PROSSER, Wash. – The wine community in the cradle of the Washington wine industry is in mourning, as two of its longest-tenured winery owners and winemakers died within days of each other.
Mike Wallace, 75, owner of Hinzerling Winery and one of Prosser’s original winemakers, died over the weekend after complications from pneumonia.
Scott Pontin, 53, died Monday, reportedly from a heart attack. He was the owner and winemaker for Pontin del Roza Winery in Prosser.
Wallace grew up in Seattle and moved to Prosser in 1972 to plant a vineyard with his father, Jerry. Together, they launched Hinzerling Winery in 1976.
Like many in the industry, Wallace was deeply influenced by Walter Clore, fondly remembered as “the father of Washington wine.” Clore was a researcher at Washington State University in Prosser from the late 1930s until his death in early 2003.
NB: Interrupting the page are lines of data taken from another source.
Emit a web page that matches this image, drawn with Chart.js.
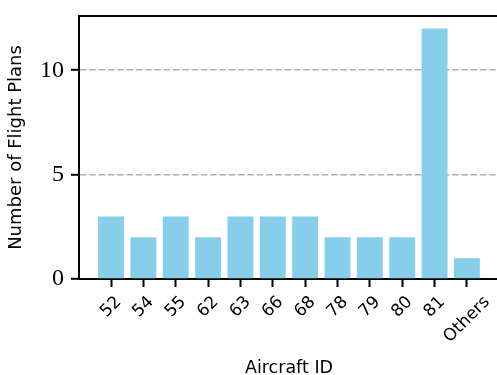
<!DOCTYPE html>
<html>
<head>
<meta charset="utf-8">
<script src="https://cdn.jsdelivr.net/npm/chart.js@4/dist/chart.umd.min.js"></script>
<style>
  html, body { margin: 0; padding: 0; background: #ffffff; }
  canvas { display: block; }
</style>
</head>
<body>
<canvas id="chart" width="497" height="375"></canvas>
<script>
// Flight plans per aircraft
const categories = ['52', '54', '55', '62', '63', '66', '68', '78', '79', '80', '81', 'Others'];
const flightPlans = [3, 2, 3, 2, 3, 3, 3, 2, 2, 2, 12, 1];
const yTicks = [0, 5, 10];
const xTitle = 'Aircraft ID';
const yTitle = 'Number of Flight Plans';

const SANS = '"DejaVu Sans", sans-serif';
const SERIF = '"Liberation Serif", "DejaVu Serif", serif';

// Category positions on a numeric axis so the side margins can be set freely
const points = flightPlans.map((v, i) => ({ x: i, y: v }));

function noPadding(scale) {
  scale.paddingTop = 0;
  scale.paddingBottom = 0;
  scale.paddingLeft = 0;
  scale.paddingRight = 0;
}

const axisText = {
  id: 'axisText',
  afterDraw(chart) {
    const { ctx, chartArea } = chart;
    const xs = chart.scales.x;
    ctx.save();

    // top spine
    ctx.strokeStyle = '#000000';
    ctx.lineWidth = 2;
    ctx.beginPath();
    ctx.moveTo(chartArea.left - 1, chartArea.top);
    ctx.lineTo(chartArea.right, chartArea.top);
    ctx.stroke();

    // rotated category labels, centred under each tick
    ctx.fillStyle = '#000000';
    ctx.font = '17px ' + SANS;
    ctx.textAlign = 'center';
    ctx.textBaseline = 'middle';
    const labelTop = chartArea.bottom + 14;
    const h = 18;
    categories.forEach((name, i) => {
      const w = ctx.measureText(name).width;
      const cx = xs.getPixelForValue(i);
      const cy = labelTop + (w + h) / (2 * Math.SQRT2);
      ctx.save();
      ctx.translate(cx, cy);
      ctx.rotate(-Math.PI / 4);
      ctx.fillText(name, 0, 0);
      ctx.restore();
    });

    // axis titles
    ctx.font = '17.5px ' + SANS;
    ctx.textAlign = 'center';
    ctx.textBaseline = 'alphabetic';
    const xMid = (xs.getPixelForValue(-0.99) + xs.getPixelForValue(11.99)) / 2;
    ctx.fillText(xTitle, xMid, 373);

    ctx.font = '18px ' + SANS;
    ctx.textBaseline = 'middle';
    ctx.save();
    ctx.translate(16.5, (chartArea.top + chartArea.bottom) / 2);
    ctx.rotate(-Math.PI / 2);
    ctx.fillText(yTitle, 0, 0);
    ctx.restore();

    ctx.restore();
  }
};

new Chart(document.getElementById('chart'), {
  type: 'bar',
  data: {
    datasets: [{
      data: points,
      backgroundColor: '#87CEEB',
      borderWidth: 0,
      barPercentage: 0.8,
      categoryPercentage: 1.0
    }]
  },
  options: {
    responsive: false,
    devicePixelRatio: 1,
    animation: false,
    layout: { padding: { top: 16, left: 0, right: 0, bottom: 0 } },
    plugins: {
      legend: { display: false },
      tooltip: { enabled: false }
    },
    scales: {
      x: {
        type: 'linear',
        offset: false,
        min: -0.99,
        max: 11.93,
        afterBuildTicks(scale) {
          scale.ticks = categories.map((_, i) => ({ value: i }));
        },
        afterFit(scale) { scale.height = 96; noPadding(scale); },
        ticks: { display: false },
        grid: {
          offset: false,
          drawOnChartArea: false,
          drawTicks: true,
          tickLength: 8,
          tickColor: '#000000',
          tickWidth: 2
        },
        border: { display: true, color: '#000000', width: 2 }
      },
      y: {
        type: 'linear',
        min: 0,
        max: 12.6,
        afterBuildTicks(scale) {
          scale.ticks = yTicks.map(v => ({ value: v }));
        },
        afterFit(scale) { scale.width = 79; noPadding(scale); },
        ticks: {
          color: '#000000',
          font: { family: SERIF, size: 24 },
          padding: 7,
          callback: v => String(v)
        },
        grid: {
          color: c => (c.tick && c.tick.value === 0 ? 'rgba(0,0,0,0)' : '#b0b0b0'),
          lineWidth: 1.6,
          drawTicks: true,
          tickLength: 8,
          tickColor: '#000000',
          tickWidth: 2
        },
        border: { display: true, color: '#000000', width: 2, dash: [6.5, 2.8] }
      }
    }
  },
  plugins: [axisText]
});
</script>
</body>
</html>
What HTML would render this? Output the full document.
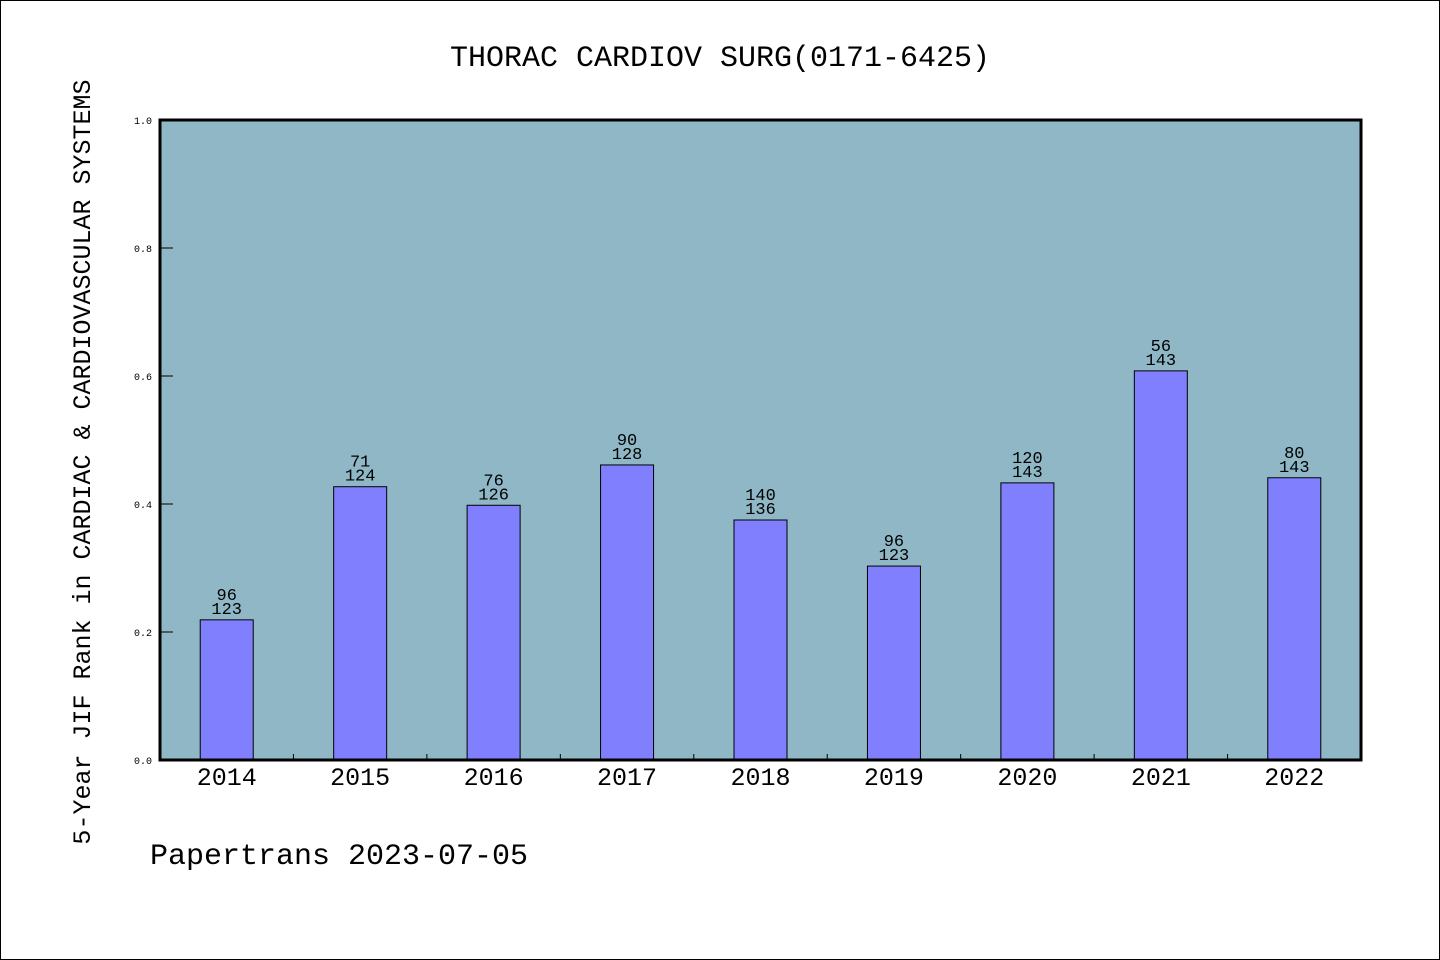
<!DOCTYPE html>
<html><head><meta charset="utf-8"><style>
html,body{margin:0;padding:0;background:#fff}
svg{display:block}
text{font-family:"Liberation Mono","WenQuanYi Zen Hei",monospace;fill:#000}
</style></head><body>
<svg id="chart" width="1440" height="960" viewBox="0 0 1440 960">
<rect x="0.5" y="0.5" width="1439" height="959" fill="#fff" stroke="#000"/>
<text x="720" y="66" font-size="30" text-anchor="middle">THORAC CARDIOV SURG(0171-6425)</text>
<rect x="160" y="120" width="1201" height="640" fill="#8fb7c6"/>
<g id="bars"></g>
<rect x="160" y="120" width="1201" height="640" fill="none" stroke="#000" stroke-width="3"/>
<text transform="translate(90,462) rotate(-90)" font-size="25" text-anchor="middle">5-Year JIF Rank in CARDIAC &amp; CARDIOVASCULAR SYSTEMS</text>
<text x="150" y="864" font-size="30">Papertrans 2023-07-05</text>
</svg>
<script>
const categories=["2014","2015","2016","2017","2018","2019","2020","2021","2022"];
const values=[0.219,0.427,0.398,0.461,0.375,0.303,0.433,0.608,0.441];
const ranks=["96","71","76","90","140","96","120","56","80"];
const totals=["123","124","126","128","136","123","143","143","143"];
const yTicks=[0,0.2,0.4,0.6,0.8,1.0];
const X0=160,X1=1361,Y0=760,Y1=120;
const step=(X1-X0)/categories.length;
const xc=i=>X0+step*(i+0.5);
const y=v=>Y0-(Y0-Y1)*v;
const ns="http://www.w3.org/2000/svg";
const g=document.getElementById('bars');
function mk(t,a){const e=document.createElementNS(ns,t);for(const k in a)e.setAttribute(k,a[k]);return e;}
yTicks.forEach(t=>{
 const l=mk('line',{x1:X0,x2:X0+13,y1:y(t),y2:y(t),stroke:'#000','stroke-width':1});
 
 
 g.appendChild(l);
 const tx=mk('text',{x:X0-8,y:y(t)+4,'font-size':10,'text-anchor':'end'});
 
 
 tx.textContent=t.toFixed(1);g.appendChild(tx);
});
for(let i=1;i<categories.length;i++){
 const l=mk('line',{x1:X0+step*i,x2:X0+step*i,y1:Y0,y2:Y0-6,stroke:'#000','stroke-width':1});
 
 
 g.appendChild(l);
}
categories.forEach((c,i)=>{
 const bw=53;
 const r=mk('rect',{x:xc(i)-bw/2,y:y(values[i]),width:bw,height:Y0-y(values[i]),fill:'#8080ff',stroke:'#000','stroke-width':1});
 
 
 g.appendChild(r);
 const t1=mk('text',{x:xc(i),y:y(values[i])-20,'font-size':17,'text-anchor':'middle'});
 
 
 t1.textContent=ranks[i];g.appendChild(t1);
 const t2=mk('text',{x:xc(i),y:y(values[i])-6,'font-size':17,'text-anchor':'middle'});
 
 
 t2.textContent=totals[i];g.appendChild(t2);
 const xl=mk('text',{x:xc(i),y:785,'font-size':25,'text-anchor':'middle'});
 
 
 xl.textContent=c;g.appendChild(xl);
});
</script>
</body></html>
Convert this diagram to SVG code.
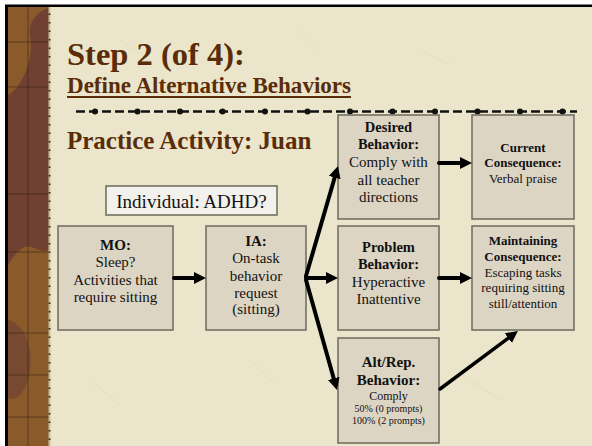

Clore encouraged Wallace to plant grapes
Wallace shared this story with the staff at the Walter Clore Wine & Culinary Center in Prosser:
“I first met Walt at an American Society for Enology in 1971 in Palo Alto, Calif.,” he wrote in a book of memories at the Clore Center. “I was going to grad school at U.C.-Davis. I told him I was from Seattle and was thinking about planting a vineyard in Eastern Washington and asked him what he thought about that.
“He literally jumped up from his chair and said, ‘Yes, by all means, it can be done!’
“We spent the next hour or so talking about grapes and wine, finishing by Walt saying, ‘When you get ready to choose a site, come see me.’ After I came to the Yakima Valley and planted my vineyard, I asked Walt if he knew of any jobs I might be qualified for. I worked for him the next four years at the research station. I should have been paying to work there!”
The vineyard, now owned by Kestrel Vintners, is home to some of the oldest Chardonnay in Washington.
When he arrived in the Yakima Valley in 1978, Wade Wolfe of Thurston Wolfe Winery met Mike.
“Hinzerling was one of the few wineries in operation at that time, so Mike was pretty prominent in the industry,” Wolfe told Great Northwest Wine. “It was the only winery here in Prosser at that time.”
Wallace started Spring Barrel Tasting weekend
Wolfe remembers Wallace as a character and a leader in the local wine industry. Wallace not only was involved in helping to establish the Yakima Valley American Viticultural Area – the first AVA in Washington when it was approved by the federal government in 1983 – but he also helped to establish the Yakima Valley Spring Barrel Tasting weekend in mid-April, which today is one of the largest retail weekends in Washington wine country.
Roots of the event go back to 1978.
“I didn’t have any wine ready to sell yet,” Wallace told Great Northwest Wine in 2013. “I had wine in barrel and wanted to educate some of the locals.”
Thus was born the Spring Barrel Tasting Weekend, when Yakima River Winery joined Hinzerling that year.
“It’s always been our best weekend of the year by any measure,” he said. “It’s financially successful and also has created goodwill for the industry.”
Scott Pontin started his winemaking career as a teenager. In high school, he was a member of Future Farmers of America, and he made wine as an FFA project. It turned out well, so he decided to start Pontin del Roza in the mid-1980s.
While his winery was perhaps best known for white wines such as Riesling, Chenin Blanc and Pinot Gris, he also gained a reputation with Italian red grapes, including Sangiovese and Dolcetto, which he enjoyed making as a nod to his Italian heritage.
Pontin is remembered by April Reddout, wine program director for the Clore Center, as straight-forward, opinionated and a man who had a soft spot for animals.
“He would have adopted every stray animal in Prosser if he could have,” Reddout said.
Pontin grew up in Prosser and no doubt was influenced by Clore. He was involved in the Clore Center from its origins more than a decade ago. Reddout said he was on the center’s board of directors and was one of the few people who had been there since the beginning. He even was involved in the building’s architecture and building design.
Abbey Cameron, executive director of the Clore Center, said Pontin was proud of what the Clore Center ended up becoming.
Pontin also was integral in the Prosser Food & Wine Festival, an event that ended last year after more than 20 years.
Wolfe remembers Pontin as an energetic promoter of Prosser as a wine district.
“He did a lot of stuff with economic development here in Prosser,” Wolfe said.
Pontin is survived by his partner, Dustin DeWeber.
Pontin’s memorial service will be at 1 p.m. Monday at the Walter Clore Center in Prosser.